COLONEL: In reply to your communication of August 29 the major-general commanding directs me to say that you are not in close confinement by his order. Two charges alleged against you were communicated to the War Department with the suggestion that they be investigated before you were exchanged. One of the charges was for shooting a Confederate prisoner deliberately. This charge was made by one of your own men, who was taken prisoner on the Wytheville raid, and who volunteered the information. He says he saw you commit the murder. The other charge was burning the houses and barns of Messrs. Handley and Feamster, near Lewisburg, on or about the night of the 9th or 10th of January last, in violation of all law, civil and military. Mr. Handley's house was set on fire when his wife and children were in bed asleep, and they just had time to escape without shoes or proper clothing, on a very cold night. If you can show that these acts were not committed by your or your authority, or if committed by you when acting under orders, the authorities will no doubt place you on a footing with other prisoners. Any communication you desire to make to General Scammon or other officers, to procure the necessary proof, will, if forward to these headquarters, be forwarded by flag of truce.

Respectfully, &c.,


Major and Assistant Adjutant-General.


LIBBY PRISON, Richmond, Va., September 30, 1863.

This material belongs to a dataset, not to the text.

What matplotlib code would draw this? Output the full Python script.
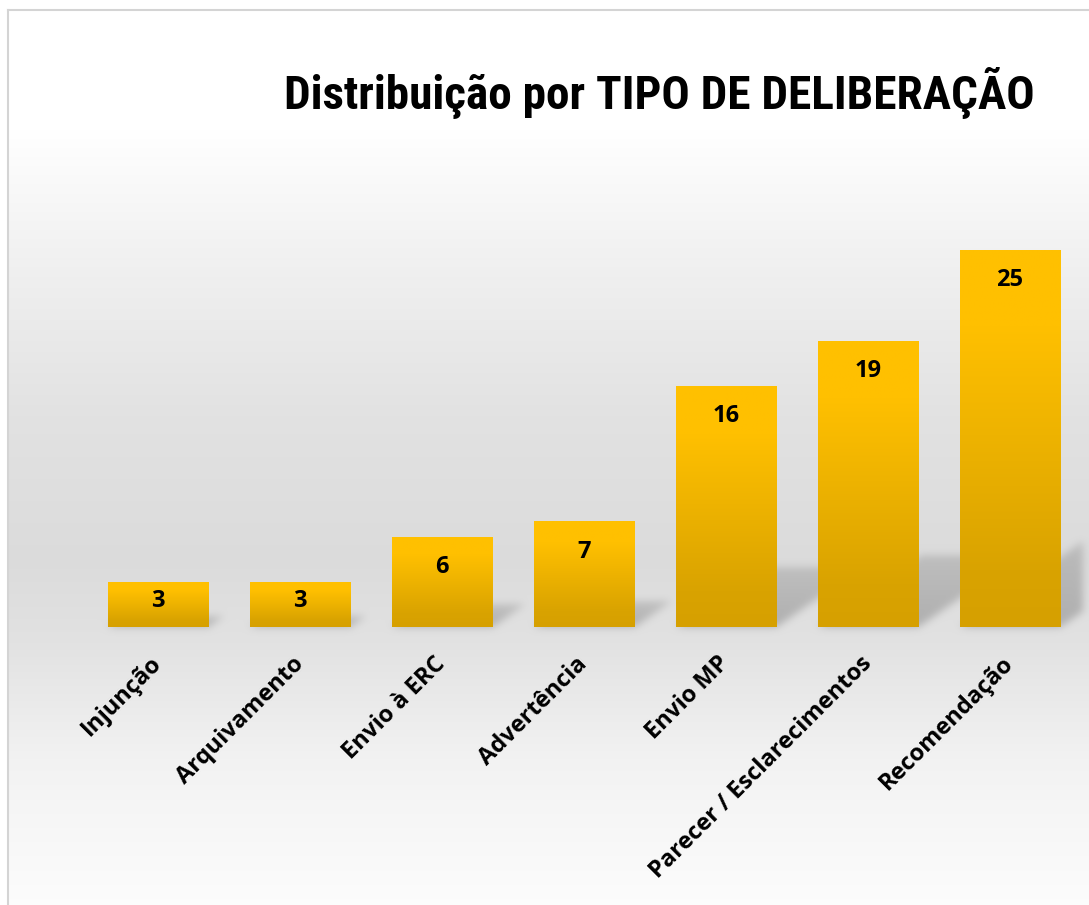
import numpy as np
import matplotlib
matplotlib.use("Agg")
import matplotlib.pyplot as plt
from matplotlib import font_manager
from matplotlib.path import Path
from matplotlib.colors import LinearSegmentedColormap

# dados
categorias = ["Injunção", "Arquivamento", "Envio à ERC", "Advertência",
              "Envio MP", "Parecer / Esclarecimentos", "Recomendação"]
valores = [3, 3, 6, 7, 16, 19, 25]
titulo = "Distribuição por TIPO DE DELIBERAÇÃO"

W, H = 1089, 905
DPI = 100


def fonte_titulo():
    # procura uma fonte estreita (condensed / narrow) em negrito
    cands = []
    for f in font_manager.fontManager.ttflist:
        estreita = ("narrow" in f.name.lower() or "condensed" in f.name.lower()
                    or f.stretch in ("condensed", "semi-condensed", "extra-condensed"))
        if estreita and f.weight in (600, 700, 800, "bold", "semibold", "heavy"):
            cands.append(f)
    pref = ["Liberation Sans Narrow", "Roboto Condensed", "DejaVu Sans", "Open Sans", "Noto Sans"]
    for p in pref:
        for f in cands:
            if f.name.startswith(p) and "oblique" not in f.style and "italic" not in f.style:
                return font_manager.FontProperties(fname=f.fname)
    return font_manager.FontProperties(family="Liberation Sans", weight="bold")


fig = plt.figure(figsize=(W / DPI, H / DPI), dpi=DPI)
fig.patch.set_facecolor("white")

# eixo de fundo (gradiente + sombras), em pixels
ax_bg = fig.add_axes([0, 0, 1, 1], zorder=0)
ax_bg.set_axis_off()

# eixo principal
ax = fig.add_axes([87 / W, (H - 627) / H, (1081 - 87) / W, (627 - 220) / H], zorder=1)
ax.patch.set_alpha(0)
x = np.arange(len(valores))
barras = ax.bar(x, valores, width=0.71, color="none", edgecolor="none")
for s in ax.spines.values():
    s.set_visible(False)
ax.set_yticks([])
ax.set_xticks(x)
ax.set_xticklabels(categorias, rotation=45, ha="right", va="center", rotation_mode="anchor",
                   fontsize=17, fontweight="bold", family="Open Sans")
ax.tick_params(axis="x", length=0, pad=24)

# gradiente das barras
cmap_barra = LinearSegmentedColormap.from_list(
    "barra", [(0.0, "#D6A000"), (0.15, "#D9A300"), (0.8, "#FFC000"), (1.0, "#FFC000")])
grad = np.linspace(0, 1, 256).reshape(-1, 1)
for b in barras:
    im = ax.imshow(grad, cmap=cmap_barra, aspect="auto", origin="lower",
                   extent=[b.get_x(), b.get_x() + b.get_width(), 0, b.get_height()],
                   zorder=2, interpolation="bilinear")
    im.set_clip_path(b)
ax.set_xlim(-0.5, len(valores) - 0.5)
ax.set_ylim(0, 27)

# rótulos de dados (dentro da barra, perto do topo)
for b, v in zip(barras, valores):
    desl = min(2.0, v / 2 - 0.2)
    ax.text(b.get_x() + b.get_width() / 2, v - desl, str(v), ha="center", va="center",
            fontsize=17, fontweight="bold", family="Open Sans", color="black", zorder=3)

# fundo: gradiente vertical
ys = np.arange(H)  # a partir do topo
pos = [0, 130, 270, 420, 560, 640, 760, 905]
niv = [1.0, 1.0, 0.94, 0.885, 0.86, 0.885, 0.95, 0.99]
g = np.interp(ys, pos, niv)
fundo = np.repeat(g[:, None], W, axis=1)
fundo[:10, :] = 1.0
fundo[:, :7] = 1.0

# sombras das barras (projeção para trás e à direita)
yy, xx = np.mgrid[0:H, 0:W]
pts = np.column_stack([xx.ravel() + 0.5, (H - yy.ravel() - 0.5)])
sombra = np.zeros(H * W)
for b in barras:
    (x0, yb) = ax.transData.transform((b.get_x(), 0))
    (x1, yt) = ax.transData.transform((b.get_x() + b.get_width(), b.get_height()))
    h = yt - yb
    dx, dy = 0.36 * h, 0.25 * h
    poly = Path([(x0, yb), (x1, yb), (x1 + dx, yb + dy), (x0 + dx, yb + dy), (x0, yb)])
    dentro = poly.contains_points(pts)
    frac = np.clip((pts[:, 1] - yb) / max(dy, 1), 0, 1)
    sombra = np.maximum(sombra, dentro * (1 - 0.4 * frac))
sombra = sombra.reshape(H, W)
sombra[:, 1083:] = 0


def desfoque(a, sigma):
    r = int(3 * sigma)
    k = np.exp(-0.5 * (np.arange(-r, r + 1) / sigma) ** 2)
    k /= k.sum()
    a = np.apply_along_axis(lambda m: np.convolve(m, k, mode="same"), 0, a)
    a = np.apply_along_axis(lambda m: np.convolve(m, k, mode="same"), 1, a)
    return a


sombra = desfoque(sombra, 4)
img = fundo * (1 - 0.22 * sombra)
rgb = np.dstack([img, img, img])
ax_bg.imshow(rgb, extent=[0, W, 0, H], origin="upper", aspect="auto", interpolation="nearest")
ax_bg.plot([7.5, 7.5], [0, H - 10.5], color="#d4d4d4", lw=1.5)
ax_bg.plot([7.5, W], [H - 10.5, H - 10.5], color="#d4d4d4", lw=1.5)
ax_bg.set_xlim(0, W)
ax_bg.set_ylim(0, H)

# título, ajustado à largura do original
fp = fonte_titulo()
fp.set_size(28)
t = fig.text(659 / W, 1 - 93 / H, titulo, ha="center", va="center",
             fontproperties=fp, fontweight="bold", color="black")
fig.canvas.draw()
larg = t.get_window_extent().width
t.set_fontsize(float(np.clip(28 * 752 / larg, 22, 34)))

fig.savefig("out.png", dpi=DPI)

In answer to the within charges I respectfully reply as follows, to wit: The charge of shooting the Confederate soldier is, as I suppose, based upon the fact of my having shot a Confederate soldier in a regular cavalry charge, made by me on the 7th of January, 1862, in obedience to an order from Colonel William M. Bolles, Second Regiment West Virginia Volunteer Cavalry, U. S. Army, who was then commanding said regiment and present at the time the charge was made and the man shot, a written statement of which, containing the facts in the case, is now in the hands of the Secretary of War, United States of America, furnished by said Colonel W. M. Bolles.